Tourists can also catch a glimpse of the traditional Masai culture. The Masa own the area toward the north. A proud and nomadic people the Masai have lived in harmony with nature for centuries.

NEWS ON MAASAI MARA

Maasai Mara Game Reserve received a shot in the arm when a panel of experts and a major American television channel declared the annual Wildebeest migration one of the seven new wonders of the world.

Broadcasting live from the Maasai Mara to millions of American homes, the channel made the declaration during its breakfast show “Good Morning America.”

Wildebeest cross a river during their migration from the Maasai Mara in Kenya to the Serengeti National Park in Tanzania.

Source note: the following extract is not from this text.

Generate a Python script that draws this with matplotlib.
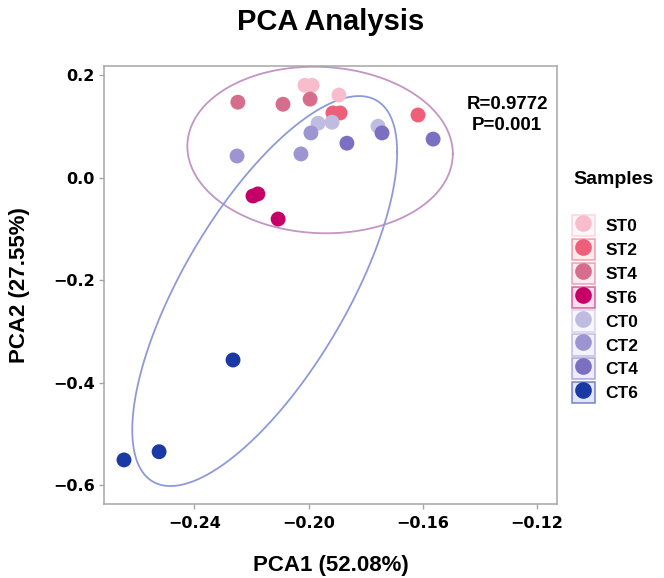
import numpy as np
import matplotlib
matplotlib.use("Agg")
import matplotlib.pyplot as plt
from matplotlib.patches import Rectangle
from matplotlib.lines import Line2D
from matplotlib.legend_handler import HandlerTuple
from matplotlib.colors import to_rgba
from matplotlib.ticker import FuncFormatter

#campioni e colori della legenda
campioni = ["ST0", "ST2", "ST4", "ST6", "CT0", "CT2", "CT4", "CT6"]
colori = ["#F8BDCD", "#EF5F79", "#D76D8D", "#C70069",
          "#C0BBE1", "#9D95D1", "#7A6FC1", "#1B39A4"]

#tre repliche per campione: etichetta, PCA1, PCA2
etichette = ["ST0"] * 3 + ["ST2"] * 3 + ["ST4"] * 3 + ["ST6"] * 3 + \
            ["CT0"] * 3 + ["CT2"] * 3 + ["CT4"] * 3 + ["CT6"] * 3
pca1 = [-0.2013, -0.1988, -0.1894,
        -0.1915, -0.1890, -0.1617,
        -0.2248, -0.2090, -0.1995,
        -0.2195, -0.2178, -0.2107,
        -0.1967, -0.1918, -0.1757,
        -0.2251, -0.2027, -0.1992,
        -0.1866, -0.1743, -0.1564,
        -0.2265, -0.2524, -0.2647]
pca2 = [0.180, 0.180, 0.161,
        0.126, 0.126, 0.122,
        0.147, 0.143, 0.153,
        -0.036, -0.032, -0.081,
        0.106, 0.108, 0.100,
        0.042, 0.046, 0.087,
        0.067, 0.087, 0.075,
        -0.356, -0.535, -0.551]

#ellissi dei due gruppi: centro, semiassi lungo x e y, correlazione
gruppi = ["ST", "CT"]
ell_cx = [-0.1960, -0.2154]
ell_cy = [0.0537, -0.2215]
ell_hx = [0.0465, 0.0464]
ell_hy = [0.1625, 0.3805]
ell_r = [-0.045, 0.712]
ell_colori = ["#C395C5", "#8E9AD8"]

#varianza spiegata e test
var_pca1 = 52.08
var_pca2 = 27.55
R_stat = 0.9772
P_val = 0.001

plt.rcParams['font.family'] = ['Liberation Sans', 'DejaVu Sans']

fig = plt.figure(figsize=(6.64, 5.78), dpi=100)
ax = fig.add_axes([104 / 664, 1 - 504 / 578, 453 / 664, 438 / 578])

#prima le ellissi, poi i punti sopra
t = np.linspace(0, 2 * np.pi, 300)
for cx, cy, hx, hy, r, c in zip(ell_cx, ell_cy, ell_hx, ell_hy, ell_r, ell_colori):
    ex = cx + hx * np.cos(t)
    ey = cy + hy * (r * np.cos(t) + np.sqrt(1 - r ** 2) * np.sin(t))
    ax.plot(ex, ey, color=c, lw=1.3, zorder=2)

pca1 = np.array(pca1)
pca2 = np.array(pca2)
etichette = np.array(etichette)
for nome, c in zip(campioni, colori):
    sel = etichette == nome
    ax.scatter(pca1[sel], pca2[sel], s=115, color=c, edgecolors='none', zorder=3)

ax.set_xlim(-0.2717, -0.1130)
ax.set_ylim(-0.637, 0.2176)
ax.set_xticks([-0.24, -0.20, -0.16, -0.12])
ax.set_yticks([0.2, 0.0, -0.2, -0.4, -0.6])
ax.xaxis.set_major_formatter(FuncFormatter(lambda v, p: f"{v:.2f}".replace("-", "\u2212")))
ax.yaxis.set_major_formatter(FuncFormatter(lambda v, p: f"{v:.1f}".replace("-", "\u2212")))

for s in ax.spines.values():
    s.set_color("#A6A6A6")
    s.set_linewidth(1.1)
ax.tick_params(colors="#A6A6A6", length=3.5, width=1.0, pad=3, labelcolor="black")
ax.tick_params(axis='x', pad=5)
for lab in ax.get_xticklabels() + ax.get_yticklabels():
    lab.set_fontfamily("DejaVu Sans")
    lab.set_fontweight("bold")
    lab.set_fontsize(11.5)

#testo con R e P
ax.text(0.89, 0.888, f"R={R_stat}\nP={P_val}", transform=ax.transAxes,
        ha='center', va='center', fontsize=13.5, fontweight='bold', linespacing=1.35)

#titolo ed etichette degli assi
fig.text(331 / 664, 1 - 22 / 578, "PCA Analysis", ha='center', va='center',
         fontsize=21, fontweight='bold')
fig.text(331 / 664, 1 - 565 / 578, f"PCA1 ({var_pca1:.2f}%)", ha='center', va='center',
         fontsize=16, fontweight='bold')
fig.text(20 / 664, 1 - 285 / 578, f"PCA2 ({var_pca2:.2f}%)", ha='center', va='center',
         rotation=90, fontsize=16, fontweight='bold')

#legenda: quadratino colorato con il punto dentro
maniglie = []
for c in colori:
    box = Rectangle((0, 0), 1, 1, facecolor=to_rgba(c, 0.12), edgecolor=to_rgba(c, 0.55), linewidth=1.2)
    punto = Line2D([], [], linestyle='none', marker='o', markersize=12,
                   markerfacecolor=c, markeredgecolor='none')
    maniglie.append((box, punto))

fig.text(573 / 664, 1 - 180 / 578, "Samples", ha='left', va='center',
         fontsize=14, fontweight='bold')
fig.legend(maniglie, campioni, loc='upper left', bbox_to_anchor=(572 / 664, 1 - 215 / 578),
           frameon=False, borderpad=0, borderaxespad=0, handlelength=1.3, handleheight=1.52,
           handletextpad=0.62, labelspacing=0.14,
           prop=dict(family='Liberation Sans', weight='bold', size=12.5),
           handler_map={tuple: HandlerTuple(ndivide=1, pad=0)})

fig.savefig("out.png", dpi=100)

The unique event has earned the animals and the two parks a distinction as one of the new wonders of the world.

Every year, the wildebeest migrate from the Mara in Kenya to the Serengeti National Park in Tanzania, attracting thousands of tourists to witness the rare event in nature.

The TV show, which featured a live interview with Kenya Wildlife Service Director Julius Kipng’etich, was the culmination of six days during which panelists invited by the channel voted for new wonders of the world.

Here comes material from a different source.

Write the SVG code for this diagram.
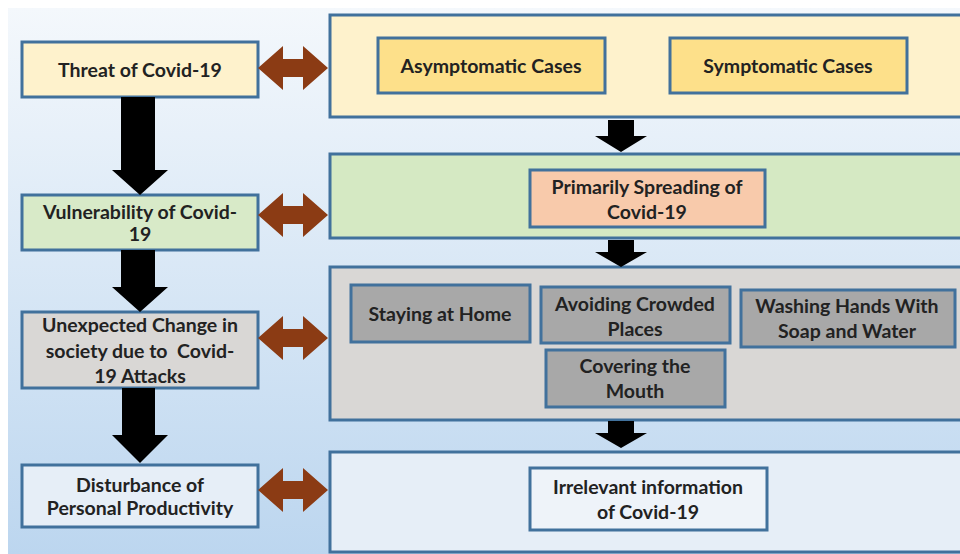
<svg xmlns="http://www.w3.org/2000/svg" width="960" height="554" viewBox="0 0 960 554">
<defs>
<linearGradient id="bg" x1="0" y1="0" x2="0" y2="1">
<stop offset="0" stop-color="#f4f8fc"/>
<stop offset="1" stop-color="#bcd6ef"/>
</linearGradient>
<path id="dbl" d="M0,0 L25,-22 L25,-9 L45,-9 L45,-22 L70,0 L45,22 L45,9 L25,9 L25,22 Z" fill="#8b3b14"/>
</defs>
<style>
.box{stroke:#41719c;stroke-width:3}
.t{font-family:Lato,"Open Sans","Liberation Sans",sans-serif;font-weight:bold;font-size:19.5px;fill:#222;text-anchor:middle}
.down{fill:#000}
</style>
<rect width="960" height="554" fill="#ffffff"/>
<rect x="8" y="8" width="952" height="546" fill="url(#bg)"/>

<g id="threat">
<rect class="box" x="22" y="42" width="236" height="55" fill="#fef2cc"/>
<text class="t" x="140" y="77">Threat of Covid-19</text>
</g>
<g id="vulnerability">
<rect class="box" x="22" y="195" width="236" height="55" fill="#d8eac8"/>
<text class="t" x="140" y="219">Vulnerability of Covid-</text>
<text class="t" x="140" y="241">19</text>
</g>
<g id="unexpected">
<rect class="box" x="22" y="312" width="236" height="76" fill="#d9d7d5"/>
<text class="t" x="140" y="332">Unexpected Change in</text>
<text class="t" x="140" y="358">society due to&#160; Covid-</text>
<text class="t" x="140" y="383">19 Attacks</text>
</g>
<g id="disturbance">
<rect class="box" x="22" y="465" width="236" height="62" fill="#e6eef7"/>
<text class="t" x="140" y="492">Disturbance of</text>
<text class="t" x="140" y="515">Personal Productivity</text>
</g>

<g id="cases-panel">
<rect class="box" x="330" y="15" width="640" height="102" fill="#fef2cc"/>
</g>
<g id="asymptomatic">
<rect class="box" x="378" y="38" width="227" height="55" fill="#fde08a"/>
<text class="t" x="491" y="73">Asymptomatic Cases</text>
</g>
<g id="symptomatic">
<rect class="box" x="670" y="38" width="237" height="55" fill="#fde08a"/>
<text class="t" x="788" y="73">Symptomatic Cases</text>
</g>

<g id="spreading-panel">
<rect class="box" x="330" y="154" width="640" height="84" fill="#d5e9c3"/>
</g>
<g id="primarily">
<rect class="box" x="530" y="170" width="235" height="57" fill="#f8caab"/>
<text class="t" x="647" y="194">Primarily Spreading of</text>
<text class="t" x="647" y="219">Covid-19</text>
</g>

<g id="change-panel">
<rect class="box" x="330" y="267" width="640" height="153" fill="#d9d7d5"/>
</g>
<g id="staying">
<rect class="box" x="351" y="285" width="179" height="57" fill="#a8a8a8"/>
<text class="t" x="440" y="321">Staying at Home</text>
</g>
<g id="avoiding">
<rect class="box" x="541" y="287" width="189" height="56" fill="#a8a8a8"/>
<text class="t" x="635" y="311">Avoiding Crowded</text>
<text class="t" x="635" y="336">Places</text>
</g>
<g id="washing">
<rect class="box" x="741" y="290" width="214" height="57" fill="#a8a8a8"/>
<text class="t" x="847" y="313">Washing Hands With</text>
<text class="t" x="847" y="338">Soap and Water</text>
</g>
<g id="covering">
<rect class="box" x="546" y="350" width="179" height="57" fill="#a8a8a8"/>
<text class="t" x="635" y="373">Covering the</text>
<text class="t" x="635" y="398">Mouth</text>
</g>

<g id="productivity-panel">
<rect class="box" x="330" y="452" width="640" height="100" fill="#e6eef7"/>
</g>
<g id="irrelevant">
<rect class="box" x="530" y="468" width="237" height="62" fill="#eef3f9"/>
<text class="t" x="648" y="494">Irrelevant information</text>
<text class="t" x="648" y="519">of Covid-19</text>
</g>

<g id="connectors">
<polygon class="down" points="121,97 155,97 155,170 168,170 140,195 112,170 121,170"/>
<polygon class="down" points="121,250 155,250 155,287 168,287 140,312 112,287 121,287"/>
<polygon class="down" points="122,388 155,388 155,435 168,435 140,463 112,435 122,435"/>
<polygon class="down" points="608,120 634,120 634,136 647,136 621,152 595,136 608,136"/>
<polygon class="down" points="608,240 634,240 634,252 647,252 621,267 595,252 608,252"/>
<polygon class="down" points="608,421 634,421 634,433 647,433 621,448 595,433 608,433"/>
<use href="#dbl" x="258" y="68"/>
<use href="#dbl" x="258" y="215"/>
<use href="#dbl" x="258" y="338"/>
<use href="#dbl" x="258" y="490"/>
</g>
</svg>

The new wonders are separate from the conventional Seven Wonders of the World known for centuries and which are classified by Unesco.

The panel of experts included an oceanographer, a tour expert, a range and wildlife management expert.

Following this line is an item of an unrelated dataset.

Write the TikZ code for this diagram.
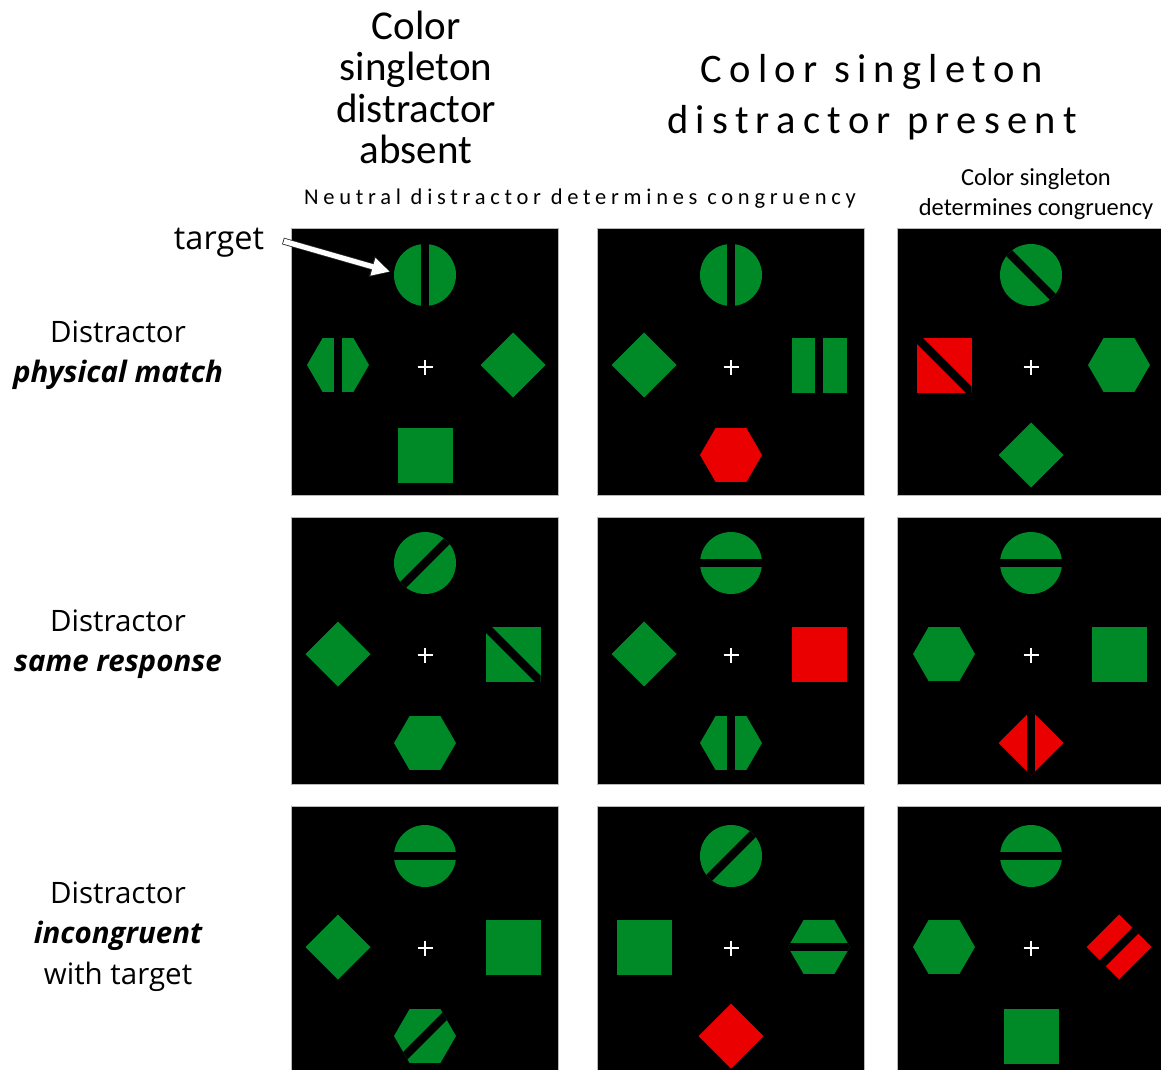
\documentclass[tikz,border=0pt]{standalone}
\usepackage{fontspec}
\setmainfont{Carlito}
\newfontfamily\osans{Open Sans}
\newfontfamily\carsp[LetterSpace=18]{Carlito}
\newfontfamily\carspb[LetterSpace=21]{Carlito}
\definecolor{sg}{RGB}{0,137,39}
\definecolor{sr}{RGB}{234,0,0}
\usetikzlibrary{arrows.meta,calc}
\newcommand\stShape[4]{\begin{scope}[shift={(#1)}]\fill[#2] #4;%
 \ifx\relax#3\relax\else\begin{scope}\clip #4;\fill[black,rotate=#3] (-45,-4.2) rectangle (45,4.2);\end{scope}\fi
 \end{scope}}
\newcommand\stCirc[3]{\stShape{#1}{#2}{#3}{(0,0) circle[radius=31]}}
\newcommand\stHex[3]{\stShape{#1}{#2}{#3}{(0:31) -- (60:31) -- (120:31) -- (180:31) -- (240:31) -- (300:31) -- cycle}}
\newcommand\stSq[3]{\stShape{#1}{#2}{#3}{(-27.5,-27.5) rectangle (27.5,27.5)}}
\newcommand\stDiam[3]{\stShape{#1}{#2}{#3}{(32.5,0) -- (0,32.5) -- (-32.5,0) -- (0,-32.5) -- cycle}}
\newcommand\fixcross[1]{\draw[white,line width=2.6pt] ($(#1)+(-7.5,0)$) -- ($(#1)+(7.5,0)$) ($(#1)+(0,-7.5)$) -- ($(#1)+(0,7.5)$);}
\begin{document}
\begin{tikzpicture}[x=1pt,y=-1pt,
  panelbox/.style={fill=black,draw=gray!55,line width=0.7pt,minimum width=267pt,minimum height=267pt,inner sep=0pt,anchor=north west},
  bigtitle/.style={anchor=base,inner sep=0pt,font=\fontsize{41}{41}\selectfont},
  spacedtitle/.style={anchor=base,inner sep=0pt,font=\carsp\fontsize{40.5}{40.5}\selectfont},
  subtitle/.style={anchor=base,inner sep=0pt,font=\fontsize{24.5}{24.5}\selectfont},
  rowlabel/.style={anchor=base,inner sep=0pt,font=\osans\fontsize{29.5}{29.5}\selectfont},
  rowem/.style={anchor=base,inner sep=0pt,font=\osans\bfseries\itshape\fontsize{29.5}{29.5}\selectfont}]
\useasboundingbox (0,0) rectangle (1161,1070);
\fill[white] (0,0) rectangle (1161,1070);
% headings
\node[bigtitle] (t1a) at (416,40) {Color};
\node[bigtitle] (t1b) at (416,81) {singleton};
\node[bigtitle] (t1c) at (416,122) {distractor};
\node[bigtitle] (t1d) at (416,163) {absent};
\node[spacedtitle] (t2a) at (872,83) {Color singleton};
\node[spacedtitle] (t2b) at (872,134) {distractor present};
\node[anchor=base,inner sep=0pt,font=\carspb\fontsize{22.5}{22.5}\selectfont] (neu) at (580,204) {Neutral distractor determines congruency};
\node[subtitle] (cs1) at (1036,185) {Color singleton};
\node[subtitle] (cs2) at (1036,215) {determines congruency};
% row labels
\node[rowlabel] (r1a) at (118,342) {Distractor};
\node[rowem] (r1b) at (118,382) {physical match};
\node[rowlabel] (r2a) at (118,631) {Distractor};
\node[rowem] (r2b) at (118,671) {same response};
\node[rowlabel] (r3a) at (118,903) {Distractor};
\node[rowem] (r3b) at (118,943) {incongruent};
\node[rowlabel] (r3c) at (118,984) {with target};
\node[anchor=base,inner sep=0pt,font=\osans\fontsize{32.5}{32.5}\selectfont] (tlab) at (219,249) {target};
\begin{scope}
\clip (0,0) rectangle (1161,1070);
% row 1
\begin{scope}[shift={(291,228)}]
 \node[panelbox] (p11) at (0,0) {};
 \stCirc{134,47}{sg}{90}
 \stHex{47,137}{sg}{90}
 \stDiam{222,137}{sg}{}
 \stSq{134,227}{sg}{}
 \fixcross{134,139}
 \coordinate (tgt) at (100,44);
\end{scope}
\begin{scope}[shift={(597,228)}]
 \node[panelbox] (p12) at (0,0) {};
 \stCirc{134,47}{sg}{90}
 \stDiam{47,137}{sg}{}
 \stSq{222,137}{sg}{90}
 \stHex{134,227}{sr}{}
 \fixcross{134,139}
\end{scope}
\begin{scope}[shift={(897,228)}]
 \node[panelbox] (p13) at (0,0) {};
 \stCirc{134,47}{sg}{-45}
 \stSq{47,137}{sr}{-45}
 \stHex{222,137}{sg}{}
 \stDiam{134,227}{sg}{}
 \fixcross{134,139}
\end{scope}
% row 2
\begin{scope}[shift={(291,517)}]
 \node[panelbox] (p21) at (0,0) {};
 \stCirc{134,46}{sg}{45}
 \stDiam{47,137}{sg}{}
 \stSq{222,137}{sg}{-45}
 \stHex{134,226}{sg}{}
 \fixcross{134,138}
\end{scope}
\begin{scope}[shift={(597,517)}]
 \node[panelbox] (p22) at (0,0) {};
 \stCirc{134,46}{sg}{0}
 \stDiam{47,137}{sg}{}
 \stSq{222,137}{sr}{}
 \stHex{134,226}{sg}{90}
 \fixcross{134,138}
\end{scope}
\begin{scope}[shift={(897,517)}]
 \node[panelbox] (p23) at (0,0) {};
 \stCirc{134,46}{sg}{0}
 \stHex{47,137}{sg}{}
 \stSq{222,137}{sg}{}
 \stDiam{134,226}{sr}{90}
 \fixcross{134,138}
\end{scope}
% row 3
\begin{scope}[shift={(291,806)}]
 \node[panelbox] (p31) at (0,0) {};
 \stCirc{134,50}{sg}{0}
 \stDiam{47,141}{sg}{}
 \stSq{222,141}{sg}{}
 \stHex{134,230}{sg}{45}
 \fixcross{134,142}
\end{scope}
\begin{scope}[shift={(597,806)}]
 \node[panelbox] (p32) at (0,0) {};
 \stCirc{134,50}{sg}{45}
 \stSq{47,141}{sg}{}
 \stHex{222,141}{sg}{0}
 \stDiam{134,230}{sr}{}
 \fixcross{134,142}
\end{scope}
\begin{scope}[shift={(897,806)}]
 \node[panelbox] (p33) at (0,0) {};
 \stCirc{134,50}{sg}{0}
 \stHex{47,141}{sg}{}
 \stDiam{222,141}{sr}{45}
 \stSq{134,230}{sg}{}
 \fixcross{134,142}
\end{scope}
\end{scope}
% arrow
\coordinate (arrS) at (283,241);
\draw[line width=6.8pt, gray!30!black, -{Triangle[length=20pt,width=20pt]}] (arrS) -- (tgt);
\draw[line width=5.2pt, white, shorten >=1.3pt, shorten <=0.8pt, -{Triangle[length=17.5pt,width=17pt]}] (arrS) -- (tgt);
\end{tikzpicture}
\end{document}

The Maasai Mara and Serengeti and the wildebeest migration were selected as one of the new wonders because of what the experts termed as “the uniqueness of the area and the preservation it provides to so many species living in harmony”.

The six other new wonders of the world according to ABC are Tibet’s Potala Palace, selected for the hope it provides to exiled Tibetans that one day they will return to their homeland; the Old Jerusalem City, which is holy to both Muslims and Christians; the Polar Ice Caps in Iceland for the mixture of cold frozen glaciers and volcanoes; the underwater Hawaiian Island’s Monument, a protected underwater coral reef; the Internet – described as a world where anything is possible and the Mayan Pyramids in Cancun, Mexico whose sight was described as breathtaking.

In their citation, the panelists said: “More than one million wildebeests, half a million gazelles, and 200,000 zebras constantly on the move – they’re all in search of fresh grass and water. Welcome to the Serengeti and the Masai Mara plains in the heart of East Africa – the seventh New Wonder of the World.

Covering about 10,000 square miles of land teeming with life, the Serengeti is home not only tosome of the most diverse wildlife on the planet, but the start and finish line for one of the world’s last great migrations.Every year, wildebeests, zebras and gazelles roam, pushing ever forward in a clockwise rotation covering the Masai Mara in Kenya and Serengeti in Tanzania, along the way encountering friends and foes alike.

“There’s high drama almost the whole time,” said tour guide Mr David Bromham. “If they’re not birthing 300,000 calves in the three-week period, they’re leaping into rivers for 20 (feet) up.”

Wildebeests may have been making the trek for millions of years, coping with disease, drought and predators.
“It would be astonishing and wondrous to watch the migrations go by,” said Mr Neil deGrasse Tyson, a panelist and astrophysicist.

Those lucky enough to travel here see wild animals in their purest state. On the East African plains, you’ll see lions, elephants, giraffes, and lots of wildebeests.